The answer is not the stork. Rather, the Gold, Silver and Bronze medals awarded to the world’s finest athletes begin their journey in Utah, in Kennecott Utah Copper’s mine. The mine, owned by mining giant Rio Tinto (based in London) is visible from space and provides 99% of all the metal behind the medals.
Contrary to what you might believe, the gold medal’s value lies primarily in its sentimental meaning, not its gold content, which is less than 2% – the majority is silver (more than 92%) with copper finishing out the alloy. According to JCK, the 2nd and third place medals aren’t pure to their monikers either:
“… silver medals are composed of 92.5 percent silver, and 7.5 percent copper; bronze medals consist of 97 percent copper, 2.5 percent zinc, and 0.5 percent tin.”
The last time solid gold medals were handed out were at 1912’s Stockholm Olympic Games, and had only been the standard for 1st place since the 1904 St.

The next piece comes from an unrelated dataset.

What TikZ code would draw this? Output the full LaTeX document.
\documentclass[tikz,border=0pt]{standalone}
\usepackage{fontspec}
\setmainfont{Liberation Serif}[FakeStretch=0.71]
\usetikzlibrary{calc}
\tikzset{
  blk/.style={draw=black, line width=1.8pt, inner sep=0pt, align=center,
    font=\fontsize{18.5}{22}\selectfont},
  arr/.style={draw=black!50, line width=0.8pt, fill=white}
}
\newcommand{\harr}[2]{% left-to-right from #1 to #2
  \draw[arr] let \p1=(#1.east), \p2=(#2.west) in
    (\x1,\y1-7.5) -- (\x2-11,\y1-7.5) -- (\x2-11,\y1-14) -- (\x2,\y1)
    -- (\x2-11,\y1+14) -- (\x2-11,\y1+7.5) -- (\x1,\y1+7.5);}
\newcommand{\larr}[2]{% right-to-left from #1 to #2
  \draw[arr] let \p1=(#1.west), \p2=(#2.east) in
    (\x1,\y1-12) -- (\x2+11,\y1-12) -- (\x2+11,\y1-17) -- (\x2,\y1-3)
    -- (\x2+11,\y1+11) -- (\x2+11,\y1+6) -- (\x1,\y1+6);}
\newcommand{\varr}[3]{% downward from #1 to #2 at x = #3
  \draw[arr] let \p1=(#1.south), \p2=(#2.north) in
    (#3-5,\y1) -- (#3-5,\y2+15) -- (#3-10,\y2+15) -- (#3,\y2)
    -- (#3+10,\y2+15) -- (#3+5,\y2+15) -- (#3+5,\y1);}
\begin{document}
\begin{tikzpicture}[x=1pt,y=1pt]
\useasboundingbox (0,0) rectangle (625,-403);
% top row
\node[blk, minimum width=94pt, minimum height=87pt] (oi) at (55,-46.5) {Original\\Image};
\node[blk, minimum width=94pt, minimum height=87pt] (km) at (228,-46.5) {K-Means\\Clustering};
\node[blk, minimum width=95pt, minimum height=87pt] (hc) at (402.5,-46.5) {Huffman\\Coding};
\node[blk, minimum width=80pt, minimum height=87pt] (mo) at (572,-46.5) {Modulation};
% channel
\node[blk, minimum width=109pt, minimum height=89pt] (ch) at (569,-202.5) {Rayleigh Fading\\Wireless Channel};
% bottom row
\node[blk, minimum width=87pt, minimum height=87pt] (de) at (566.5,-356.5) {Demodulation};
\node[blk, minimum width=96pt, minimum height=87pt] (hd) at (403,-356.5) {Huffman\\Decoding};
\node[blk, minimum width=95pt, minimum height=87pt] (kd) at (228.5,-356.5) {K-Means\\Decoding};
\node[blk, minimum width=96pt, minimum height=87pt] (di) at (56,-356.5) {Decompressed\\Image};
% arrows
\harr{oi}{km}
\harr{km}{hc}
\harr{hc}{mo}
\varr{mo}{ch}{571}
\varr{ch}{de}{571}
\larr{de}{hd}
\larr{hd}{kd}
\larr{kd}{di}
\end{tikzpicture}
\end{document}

Louis Olympics. Modern medals are a more labor intensive process.
At this point, Kennecott shipped everything to the Royal Mint in London for quality inspection. before they were sent out for casting in Madrid and Birmingham, England. Then, according to ESPN:
“The mint assigned a team of 30 employees to work solely on the medals. Since each medal undergoes close to 22 processes, the employees, known as the Athena Project Team, brought different specialties. Bunney said they calculated that each medal took approximately 10 hours of working time.”
The Mint had to fight for its right to create the historic prizes, and eventually won the rights to create this year’s 4,700 medals.

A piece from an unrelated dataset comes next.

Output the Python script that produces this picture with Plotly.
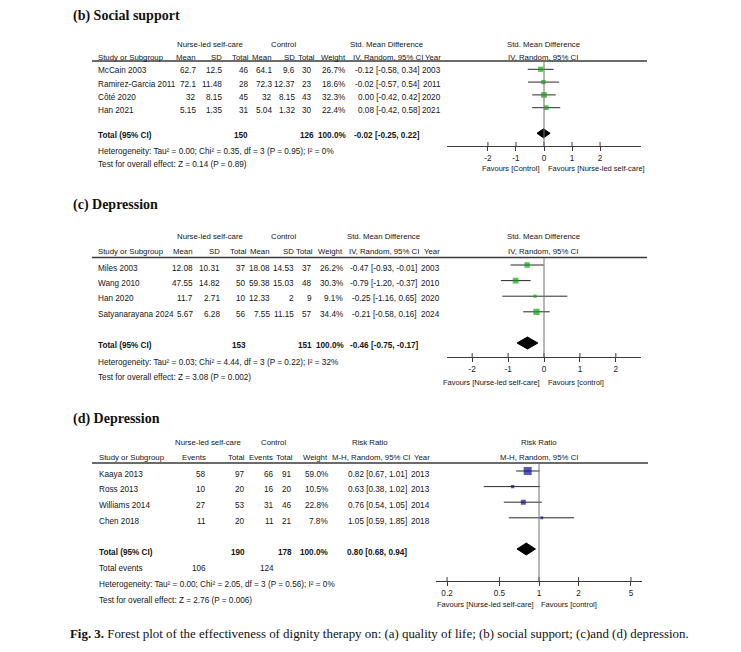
import math
import plotly.graph_objects as go

# page is drawn inside a body with an 8px margin -> figure is offset by 8px
OX, OY = 8, 8
FW, FH = 733, 644
SANS = "Liberation Sans, Arial, sans-serif"
SERIF = "Liberation Serif, Times New Roman, serif"
TXT = "#151515"
FS = 8.2   # body text size
HS = 7.8   # header text size

# ---------------- (b) Social support ----------------
b_study = ["McCain 2003", "Ramirez-Garcia 2011", "Côté 2020", "Han 2021"]
b_exp_mean = [62.7, 72.1, 32, 5.15]
b_exp_sd = [12.5, 11.48, 8.15, 1.35]
b_exp_n = [46, 28, 45, 31]
b_ctl_mean = [64.1, 72.3, 32, 5.04]
b_ctl_sd = [9.6, 12.37, 8.15, 1.32]
b_ctl_n = [30, 23, 43, 30]
b_weight = [26.7, 18.6, 32.3, 22.4]
b_est = [-0.12, -0.02, 0.00, 0.08]
b_lo = [-0.58, -0.57, -0.42, -0.42]
b_hi = [0.34, 0.54, 0.42, 0.58]
b_year = [2003, 2011, 2020, 2021]
b_total = [-0.02, -0.25, 0.22]
b_total_n = [150, 126]
b_het = dict(tau2=0.00, chi2=0.35, df=3, p=0.95, i2=0)
b_overall = dict(z=0.14, p="0.89")

# ---------------- (c) Depression (SMD) ----------------
c_study = ["Miles 2003", "Wang 2010", "Han 2020", "Satyanarayana 2024"]
c_exp_mean = [12.08, 47.55, 11.7, 5.67]
c_exp_sd = [10.31, 14.82, 2.71, 6.28]
c_exp_n = [37, 50, 10, 56]
c_ctl_mean = [18.08, 59.38, 12.33, 7.55]
c_ctl_sd = [14.53, 15.03, 2, 11.15]
c_ctl_n = [37, 48, 9, 57]
c_weight = [26.2, 30.3, 9.1, 34.4]
c_est = [-0.47, -0.79, -0.25, -0.21]
c_lo = [-0.93, -1.20, -1.16, -0.58]
c_hi = [-0.01, -0.37, 0.65, 0.16]
c_year = [2003, 2010, 2020, 2024]
c_total = [-0.46, -0.75, -0.17]
c_total_n = [153, 151]
c_het = dict(tau2=0.03, chi2=4.44, df=3, p=0.22, i2=32)
c_overall = dict(z=3.08, p="0.002")

# ---------------- (d) Depression (RR) ----------------
d_study = ["Kaaya 2013", "Ross 2013", "Williams 2014", "Chen 2018"]
d_exp_events = [58, 10, 27, 11]
d_exp_n = [97, 20, 53, 20]
d_ctl_events = [66, 16, 31, 11]
d_ctl_n = [91, 20, 46, 21]
d_weight = [59.0, 10.5, 22.8, 7.8]
d_est = [0.82, 0.63, 0.76, 1.05]
d_lo = [0.67, 0.38, 0.54, 0.59]
d_hi = [1.01, 1.02, 1.05, 1.85]
d_year = [2013, 2013, 2014, 2018]
d_total = [0.80, 0.68, 0.94]
d_total_n = [190, 178]
d_total_events = [106, 124]
d_het = dict(tau2=0.00, chi2=2.05, df=3, p=0.56, i2=0)
d_overall = dict(z=2.76, p="0.006")

smd_ticks = [-2, -1, 0, 1, 2]
smd_ticktext = ["-2", "-1", "0", "1", "2"]
rr_ticks = [0.2, 0.5, 1, 2, 5]
rr_ticktext = ["0.2", "0.5", "1", "2", "5"]

# ---------------------------------------------------------------
fig = go.Figure()
annotations = []
shapes = []


def px(x):
    return (x - OX) / FW


def py(y):
    return 1 - (y - OY) / FH


def txt(x, y, s, anchor="left", size=FS, bold=False, family=SANS, color=TXT):
    if bold:
        s = "<b>" + s + "</b>"
    annotations.append(dict(x=px(x), y=py(y), xref="paper", yref="paper", text=s,
                            showarrow=False, xanchor=anchor, yanchor="middle", borderpad=0,
                            font=dict(family=family, size=size, color=color)))


def hrule(y, x0=92, x1=647):
    shapes.append(dict(type="line", xref="paper", yref="paper", x0=px(x0), x1=px(x1),
                       y0=py(y), y1=py(y), line=dict(color="#3a3a3a", width=1.3)))


def ci_fmt(e, l, h):
    return f"{e:.2f} [{l:.2f}, {h:.2f}]"


def het_text(h):
    return (f"Heterogeneity: Tau² = {h['tau2']:.2f}; Chi² = {h['chi2']:.2f}, df = {h['df']} "
            f"(P = {h['p']:.2f}); I² = {h['i2']}%")


def forest(idx, est, lo, hi, weight, total, ticks, ticktext, null, color, g, log=False):
    xn = "x" if idx == 1 else f"x{idx}"
    yn = "y" if idx == 1 else f"y{idx}"
    step = g["step"]
    rows = list(range(len(est)))
    axis_row = (g["axis"] - g["row0"]) / step
    top_row = (g["top"] - g["row0"]) / step
    # CI lines
    xs, ys = [], []
    for r, l, h in zip(rows, lo, hi):
        xs += [l, h, None]
        ys += [r, r, None]
    fig.add_trace(go.Scatter(x=xs, y=ys, mode="lines", line=dict(color="#2a2a2a", width=1),
                             xaxis=xn, yaxis=yn, hoverinfo="skip", showlegend=False))
    # squares (area proportional to weight)
    fig.add_trace(go.Scatter(x=est, y=rows, mode="markers",
                             marker=dict(symbol="square", color=color,
                                         size=[g["k"] * math.sqrt(w) for w in weight],
                                         line=dict(width=0)),
                             xaxis=xn, yaxis=yn, showlegend=False))
    # pooled diamond
    dr = len(est) + 1
    dh = g["dh"] / step
    fig.add_trace(go.Scatter(x=[total[1], total[0], total[2], total[0], total[1]],
                             y=[dr, dr - dh, dr, dr + dh, dr], mode="lines", fill="toself",
                             fillcolor="black", line=dict(color="black", width=1),
                             xaxis=xn, yaxis=yn, showlegend=False, hoverinfo="skip"))
    # upper halves of the tick marks (they cross the axis line)
    tx, ty = [], []
    tl = 4 / step
    for t in ticks:
        tx += [t, t, None]
        ty += [axis_row - tl, axis_row, None]
    fig.add_trace(go.Scatter(x=tx, y=ty, mode="lines", line=dict(color="#3a3a3a", width=1),
                             xaxis=xn, yaxis=yn, hoverinfo="skip", showlegend=False))
    # line of no effect
    shapes.append(dict(type="line", xref=xn, yref=yn, x0=null, x1=null, y0=top_row, y1=axis_row,
                       line=dict(color="#707070", width=1)))
    xa = dict(domain=[px(g["x0"]), px(g["x1"])], anchor=yn, showline=True, linecolor="#3a3a3a",
              linewidth=1, ticks="outside", ticklen=4, tickwidth=1, tickcolor="#3a3a3a",
              tickvals=ticks, ticktext=ticktext, showgrid=False, zeroline=False,
              tickfont=dict(family=SANS, size=FS, color="#222222"), fixedrange=True)
    if log:
        xa["type"] = "log"
        xa["range"] = [math.log10(g["xmin"]), math.log10(g["xmax"])]
    else:
        xa["range"] = [g["xmin"], g["xmax"]]
    ya = dict(domain=[py(g["axis"]), py(g["top"])], range=[axis_row, top_row], visible=False,
              anchor=xn, fixedrange=True)
    fig.update_layout(**{("xaxis" if idx == 1 else f"xaxis{idx}"): xa,
                         ("yaxis" if idx == 1 else f"yaxis{idx}"): ya})


GREEN = "#0AA80A"
BLUE = "#10109A"
TS = 14  # panel title size

# ================= panel (b) =================
txt(72, 16, "(b) Social support", size=TS, bold=True, family=SERIF, color="#111111")
txt(210, 44, "Nurse-led self-care", "center", size=HS)
txt(283, 44, "Control", "center", size=HS)
txt(386, 44, "Std. Mean Difference", "center", size=HS)
txt(543, 45, "Std. Mean Difference", "center", size=HS)
hy = 57
txt(97, hy, "Study or Subgroup", size=HS)
for x, s in [(197, "Mean"), (223, "SD"), (250, "Total"), (273, "Mean"), (296, "SD"),
             (316, "Total"), (347, "Weight"), (442, "Year")]:
    txt(x, hy, s, "right", size=HS)
txt(388, hy, "IV, Random, 95% CI", "center", size=HS)
txt(543, 58, "IV, Random, 95% CI", "center", size=HS)
hrule(61)
for i in range(len(b_study)):
    y = 71 + 13.3 * i
    txt(97, y, b_study[i])
    vals = [(197, b_exp_mean[i]), (223, b_exp_sd[i]), (250, b_exp_n[i]), (273, b_ctl_mean[i]),
            (296, b_ctl_sd[i]), (313, b_ctl_n[i]), (346, f"{b_weight[i]:.1f}%"),
            (421, ci_fmt(b_est[i], b_lo[i], b_hi[i])), (442, b_year[i])]
    for x, v in vals:
        txt(x, y, str(v), "right")
txt(97, 136, "Total (95% CI)", bold=True)
txt(249, 136, str(b_total_n[0]), "right", bold=True)
txt(315, 136, str(b_total_n[1]), "right", bold=True)
txt(347, 136, "100.0%", "right", bold=True)
txt(421, 136, ci_fmt(*b_total), "right", bold=True)
txt(97, 151, het_text(b_het))
txt(97, 164, f"Test for overall effect: Z = {b_overall['z']:.2f} (P = {b_overall['p']})")
txt(541, 168, "Favours [Control]", "right", size=7.5)
txt(547, 168, "Favours [Nurse-led self-care]", "left", size=7.5)
forest(1, b_est, b_lo, b_hi, b_weight, b_total, smd_ticks, smd_ticktext, 0, GREEN,
       dict(x0=447, x1=641, xmin=-3.46, xmax=3.46, top=61, axis=146, row0=69.3, step=12.8,
            dh=4.5, k=1.0))

# ================= panel (c) =================
txt(72, 205, "(c) Depression", size=TS, bold=True, family=SERIF, color="#111111")
txt(210, 236, "Nurse-led self-care", "center", size=HS)
txt(283, 236, "Control", "center", size=HS)
txt(383, 236, "Std. Mean Difference", "center", size=HS)
txt(543, 236, "Std. Mean Difference", "center", size=HS)
hy = 252
txt(97, hy, "Study or Subgroup", size=HS)
for x, s in [(194, "Mean"), (221, "SD"), (248, "Total"), (271, "Mean"), (295, "SD"),
             (314, "Total"), (344, "Weight"), (441, "Year")]:
    txt(x, hy, s, "right", size=HS)
txt(384, hy, "IV, Random, 95% CI", "center", size=HS)
txt(543, 252, "IV, Random, 95% CI", "center", size=HS)
hrule(257.5)
for i in range(len(c_study)):
    y = 268 + 15.4 * i
    txt(97, y, c_study[i])
    vals = [(194, c_exp_mean[i]), (221, c_exp_sd[i]), (247, c_exp_n[i]), (271, c_ctl_mean[i]),
            (295, c_ctl_sd[i]), (313, c_ctl_n[i]), (344, f"{c_weight[i]:.1f}%"),
            (418, ci_fmt(c_est[i], c_lo[i], c_hi[i])), (441, c_year[i])]
    for x, v in vals:
        txt(x, y, str(v), "right")
txt(97, 345, "Total (95% CI)", bold=True)
txt(247, 345, str(c_total_n[0]), "right", bold=True)
txt(313, 345, str(c_total_n[1]), "right", bold=True)
txt(345, 345, "100.0%", "right", bold=True)
txt(420, 345, ci_fmt(*c_total), "right", bold=True)
txt(97, 362, het_text(c_het))
txt(97, 377, f"Test for overall effect: Z = {c_overall['z']:.2f} (P = {c_overall['p']})")
txt(541, 382, "Favours [Nurse-led self-care]", "right", size=7.5)
txt(547, 382, "Favours [control]", "left", size=7.5)
forest(2, c_est, c_lo, c_hi, c_weight, c_total, smd_ticks, smd_ticktext, 0, GREEN,
       dict(x0=447, x1=641, xmin=-2.7, xmax=2.7, top=257.5, axis=357, row0=265, step=15.6,
            dh=6, k=1.05))

# ================= panel (d) =================
txt(72, 419, "(d) Depression", size=TS, bold=True, family=SERIF, color="#111111")
txt(208, 442, "Nurse-led self-care", "center", size=HS)
txt(273, 442, "Control", "center", size=HS)
txt(370, 442, "Risk Ratio", "center", size=HS)
txt(539, 442, "Risk Ratio", "center", size=HS)
hy = 457
txt(98, hy, "Study or Subgroup", size=HS)
for x, s in [(207, "Events"), (246, "Total"), (274, "Events"), (294, "Total"), (329, "Weight"),
             (431, "Year")]:
    txt(x, hy, s, "right", size=HS)
txt(371, hy, "M-H, Random, 95% CI", "center", size=HS)
txt(539, 457, "M-H, Random, 95% CI", "center", size=HS)
hrule(463, 92, 648)
for i in range(len(d_study)):
    y = 474 + 15.7 * i
    txt(98, y, d_study[i])
    vals = [(207, d_exp_events[i]), (246, d_exp_n[i]), (275, d_ctl_events[i]), (293, d_ctl_n[i]),
            (329, f"{d_weight[i]:.1f}%"), (408, ci_fmt(d_est[i], d_lo[i], d_hi[i])),
            (431, d_year[i])]
    for x, v in vals:
        txt(x, y, str(v), "right")
txt(98, 552, "Total (95% CI)", bold=True)
txt(246, 552, str(d_total_n[0]), "right", bold=True)
txt(293, 552, str(d_total_n[1]), "right", bold=True)
txt(329, 552, "100.0%", "right", bold=True)
txt(408, 552, ci_fmt(*d_total), "right", bold=True)
txt(98, 568, "Total events")
txt(207, 568, str(d_total_events[0]), "right")
txt(275, 568, str(d_total_events[1]), "right")
txt(98, 584, het_text(d_het))
txt(98, 600, f"Test for overall effect: Z = {d_overall['z']:.2f} (P = {d_overall['p']})")
txt(535, 604, "Favours [Nurse-led self-care]", "right", size=7.5)
txt(540, 604, "Favours [control]", "left", size=7.5)
forest(3, d_est, d_lo, d_hi, d_weight, d_total, rr_ticks, rr_ticktext, 1, BLUE,
       dict(x0=436, x1=642, xmin=10 ** -0.783, xmax=10 ** 0.783, top=462.7, axis=581,
            row0=471, step=15.6, dh=6, k=1.04), log=True)

# ================= caption =================
txt(69, 634, "<b>Fig. 3.</b> Forest plot of the effectiveness of dignity therapy on: (a) quality of life; "
             "(b) social support; (c)and (d) depression.", size=12.9, family=SERIF, color="#111111")

fig.update_layout(width=FW, height=FH, margin=dict(l=0, r=0, t=0, b=0),
                  paper_bgcolor="white", plot_bgcolor="rgba(0,0,0,0)",
                  annotations=annotations, shapes=shapes, showlegend=False)
fig.write_html("out.html")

Also bidding for their part in creating the medals? The designers! The Olympic organizing committee invited select artists from all over the UK to submit their designs before voting on the favorite in conjunction with the British Museum’s Keeper of Coins and Medals. Eventually, the judges decided on British artist David Watins, who is also a jeweler and professor of goldsmithing at London’s Royal College of Art.

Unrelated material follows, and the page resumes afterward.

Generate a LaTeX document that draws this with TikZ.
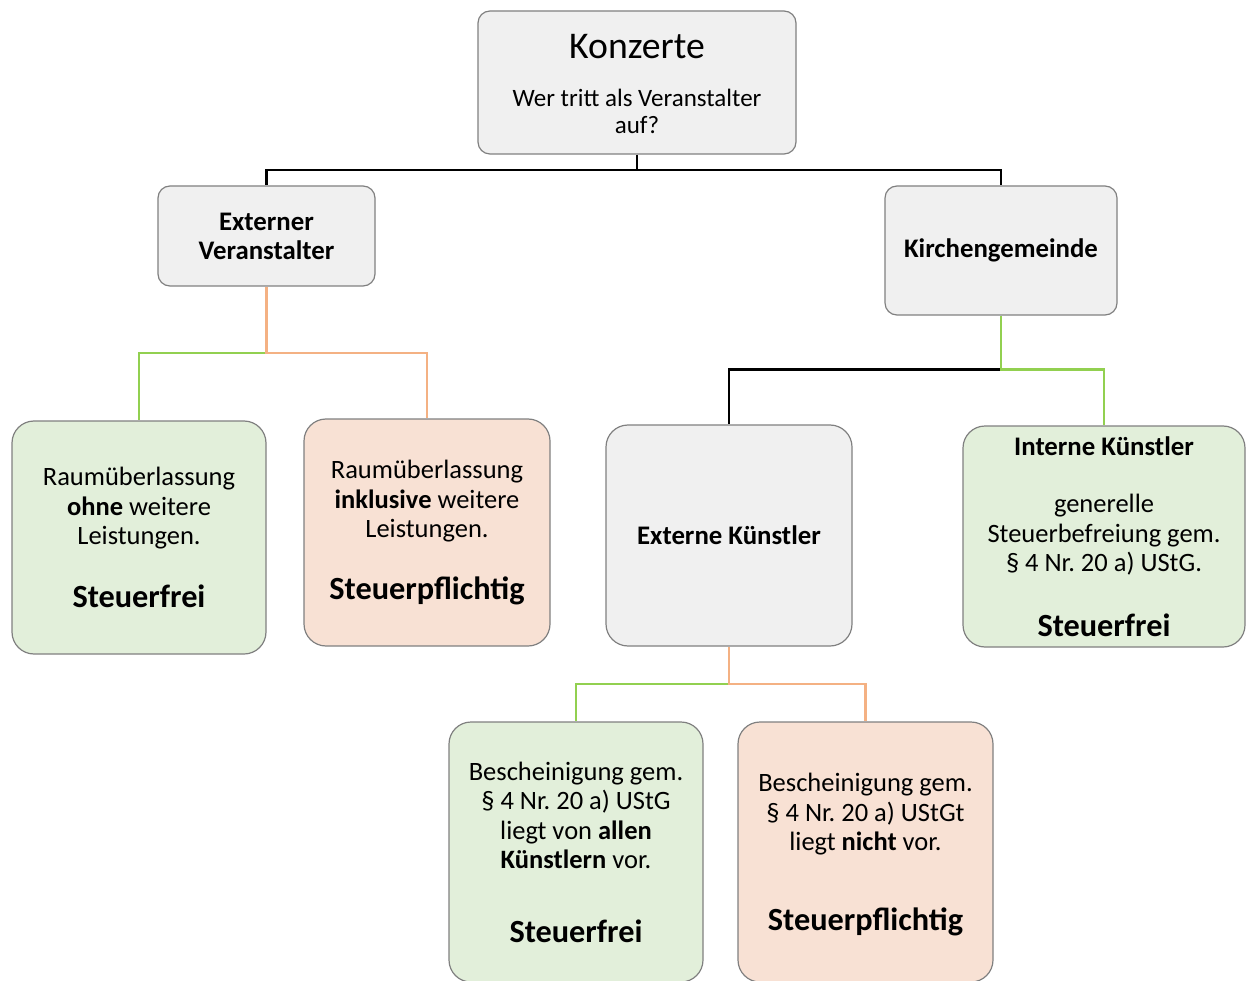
\documentclass[tikz,border=0pt]{standalone}
\usepackage{fontspec}
\setmainfont{Carlito}
\usepackage[dvipsnames]{xcolor}
\frenchspacing

\definecolor{boxgrey}{HTML}{F0F0F0}
\definecolor{boxgreen}{HTML}{E2EFDA}
\definecolor{boxorange}{HTML}{F8E1D4}
\definecolor{linegreen}{HTML}{92D050}
\definecolor{lineorange}{HTML}{F4B183}
\definecolor{rim}{HTML}{808080}

\newcommand{\bodytext}{\fontsize{26.5}{29.5}\selectfont}
\newcommand{\headtext}{\fontsize{26.8}{29}\selectfont\bfseries}
\newcommand{\resulttext}{\fontsize{32.3}{29.5}\selectfont\bfseries}

\begin{document}
\begin{tikzpicture}[x=1pt,y=-1pt,thick,
    base node/.style={draw=rim,line width=1.2pt,inner sep=0pt,align=flush center,font=\bodytext},
    grey node/.style={base node,fill=boxgrey,rounded corners=12pt},
    green node/.style={base node,fill=boxgreen,rounded corners=22pt},
    orange node/.style={base node,fill=boxorange,rounded corners=22pt},
    black line/.style={line width=2.6pt,black},
    green line/.style={line width=2.6pt,linegreen},
    orange line/.style={line width=2.6pt,lineorange}]

    \useasboundingbox (0,0) rectangle (1247,981);
    \clip (0,0) rectangle (1247,981);

    \node[grey node, font=\fontsize{25}{27}\selectfont, text width=318pt, minimum height=143pt] (1) at (637,82.5)
        {\rule{0pt}{27.5pt}{\fontsize{37.7}{27}\selectfont Konzerte}\\[21pt]Wer tritt als Veranstalter\\auf?};
    \node[grey node, font=\headtext, text width=217pt, minimum height=100pt] (2) at (266.5,236)
        {Externer\\Veranstalter};
    \node[grey node, font=\headtext, text width=232pt, minimum height=129pt] (3) at (1001,250.5)
        {Kirchengemeinde};

    \node[green node, text width=254pt, minimum height=233pt] (4) at (139,537.5)
        {Raumüberlassung\\\textbf{ohne} weitere\\Leistungen.\\[33pt]{\resulttext Steuerfrei}};
    \node[orange node, text width=246pt, minimum height=227pt] (5) at (427,532.5)
        {Raumüberlassung\\\textbf{inklusive} weitere\\Leistungen.\\[32pt]{\resulttext Steuerpflichtig}};
    \node[grey node, rounded corners=22pt, font=\headtext, text width=246pt, minimum height=221pt] (6) at (729,535.5)
        {Externe Künstler};
    \node[green node, text width=282pt, minimum height=221pt] (7) at (1104,536.5)
        {{\headtext Interne Künstler}\\[28pt]generelle\\Steuerbefreiung gem.\\\S~4 Nr. 20 a) UStG.\\[35pt]{\resulttext Steuerfrei}};

    \node[green node, text width=254pt, minimum height=260pt] (8) at (576,852)
        {Bescheinigung gem.\\\S~4 Nr. 20 a) UStG\\liegt von \textbf{allen}\\\textbf{Künstlern} vor.\\[44pt]{\resulttext Steuerfrei}};
    \node[orange node, text width=255pt, minimum height=260pt] (9) at (865.5,852)
        {\rule{0pt}{23pt}Bescheinigung gem.\\\S~4 Nr. 20 a) UStGt\\liegt \textbf{nicht} vor.\\[50pt]{\resulttext Steuerpflichtig}};

    % junctions
    \coordinate (j1) at (637,170);
    \coordinate (j2) at (266.5,353);
    \coordinate (j3) at (1001,369.5);
    \coordinate (j4) at (729,684);

    \draw[black line] (1.south) -- (j1) -| (2.north);
    \draw[black line] (j1) -| (3.north);

    \draw[green line] (j2) -| (4.north);
    \draw[orange line] (2.south) -- (j2) -| (5.north);

    \draw[black line] (j3) -| (6.north);
    \draw[green line] (3.south) -- (j3) -| (7.north);

    \draw[green line] (j4) -| (8.north);
    \draw[orange line] (6.south) -- (j4) -| (9.north);

\end{tikzpicture}
\end{document}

Watkins design depicts the traditional design of Greek Goddess of victory, Nike on one side, with a more modern, abstract design on the back. According to The Omlypics’ official site:
– The curved background implies a bowl similar to the design of an amphitheatre. – The core emblem is an architectural expression, a metaphor for the modern city, and is deliberately jewel-like. – The grid suggests both a pulling together and a sense of outreach – an image of radiating energy that represents the athletes’ efforts. – The River Thames in the background is a symbol for London and also suggests a fluttering baroque ribbon, adding a sense of celebration. – The square is the final balancing motif of the design, opposing the overall circularity of the design, emphasising its focus on the centre and reinforcing the sense of ‘place’ as in a map inset.
After the designs were struck onto the medals, each medal was sand blasted and burnished to create a gloss finish. Next up, inspections and hallmark engraving, before the individual sport is inscribed on each medal. After that, the medals are coated in lacquer to prevent tarnishing before the ribbons are individually sewn onto each medal for the precise location of the 5 Olympic rings.
The process to create these most rare of trophies seems so labor intensive, but completely warranted for the enormous preparations that the athletes aspiring to them are making. A medal so thoughtfully created and crafted is only appropriate for the greatest athletes in the world.